La première, 77, et la dernière page, 84, sont jointes.
QU'EST-CE que la science ? Comment se situe-t-elle dans la connaissance en général ? Quelle part lui revient-il dans l'existence humaine ? Quels sont les domaines où ses normes s'appliquent incontestablement, et ceux qui en requièrent d'autres ? A ces questions, la réponse de Pascal, affinée tout au long de son œuvre, n'est pas seulement l'une des plus originales, mais l'une des plus précises et des plus complètes qui soient. L'une des mieux adaptées aussi à l'homme contemporain, quoiqu'elle ait été énoncée il y a plus. de trois cents ans, parce qu'elle émane d'un savant particulièrement soucieux de rigueur, et qui entend peser la science aux poids de la science même. Elle porte d'abord sur le statut interne de la science, c'est-à-dire sa définition, sa nature ; puis sur son statut externe, c'est-à-dire sa relation avec ce qui n'est pas elle, sa portée, sa valeur, sa signification.

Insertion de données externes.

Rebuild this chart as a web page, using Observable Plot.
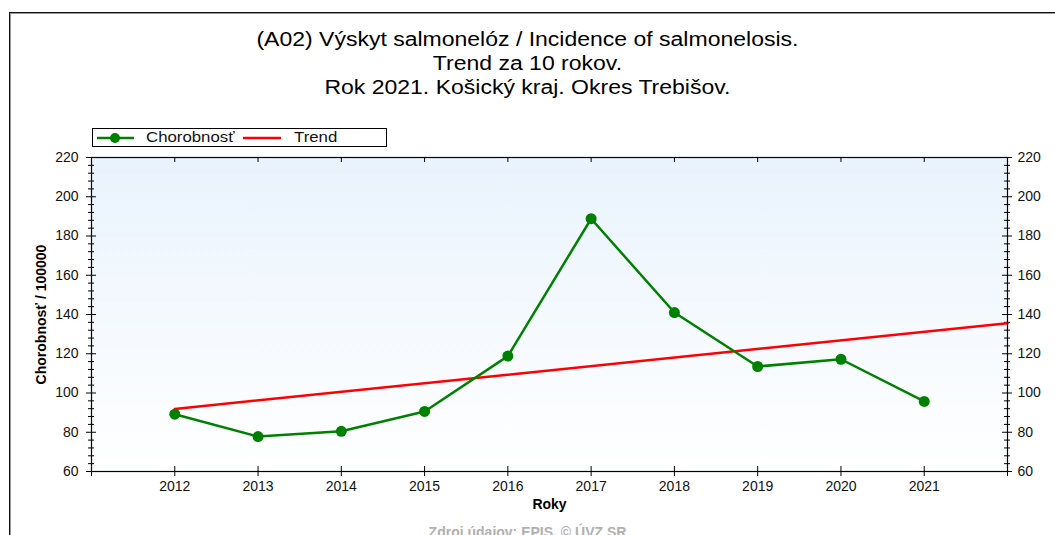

IL y a pour le moins deux manières de définir la science. On peut considérer l'acte d'invention qui lui donne naissance et la philosophie qu'il implique. On est alors conduit à insister sur l'importance de la méthode, sur la nécessité de se défaire des préjugés et de refuser toute explication autre que rationnelle. On verra dans la démarche du savant un passage de l'obscur au clair, à jamais inachevé, exigeant en premier lieu l'imagination qui suscite les hypothèses, et l'on appréciera la fécondité de cette démarche autant à la portée d'intuitions encore confuses qu'à la solidité parfaite des résultats obtenus. Pascal n'exclut pas ce point de vue, mais il s'intéresse moins à l'acte individuel d'invention qu'à l'acte collectif de communication que réalise la science constituée du fait qu'elle (p.77) s'impose à tous les hommes. Soucieux de délimiter très précisément les notions, il s'attache à distinguer ce qui est scientifique et ce qui ne l'est pas. A l'âge de vingt-quatre ans, il n'hésite pas à faire assez insolemment la leçon au jésuite péripatéticien le P. Noël : « On ne doit jamais porter un jugement décisif de la négative ou de l'affirmative d'une proposition, que ce que l'on affirme ou nie n'ait une de ces deux conditions, savoir, ou qu'il paraisse si clairement et distinctement de lui-même aux sens ou à la raison, suivant qu'il est sujet à l'un ou à l'autre, que l'esprit n'ait aucun moyen de douter de sa certitude, et c'est ce, que nous appelons principes ou axiomes... ou qu'il se déduise par des conséquences infaillibles et nécessaires de tels principes ou axiomes, de la certitude desquels dépend toute celle des conséquences qui en sont bien tirées... Tout ce qui a une de ces deux conditions est certain et véritable, et tout ce qui n'en a aucune passe pour douteux et incertain. Et nous portons un jugement décisif des choses de la première sorte et laissons les autres dans l'indécision, si bien que nous les appelons, suivant leur mérite, tantôt vision, tantôt caprice, parfois fantaisie, quelquefois idée, et tout au plus belle pensée... »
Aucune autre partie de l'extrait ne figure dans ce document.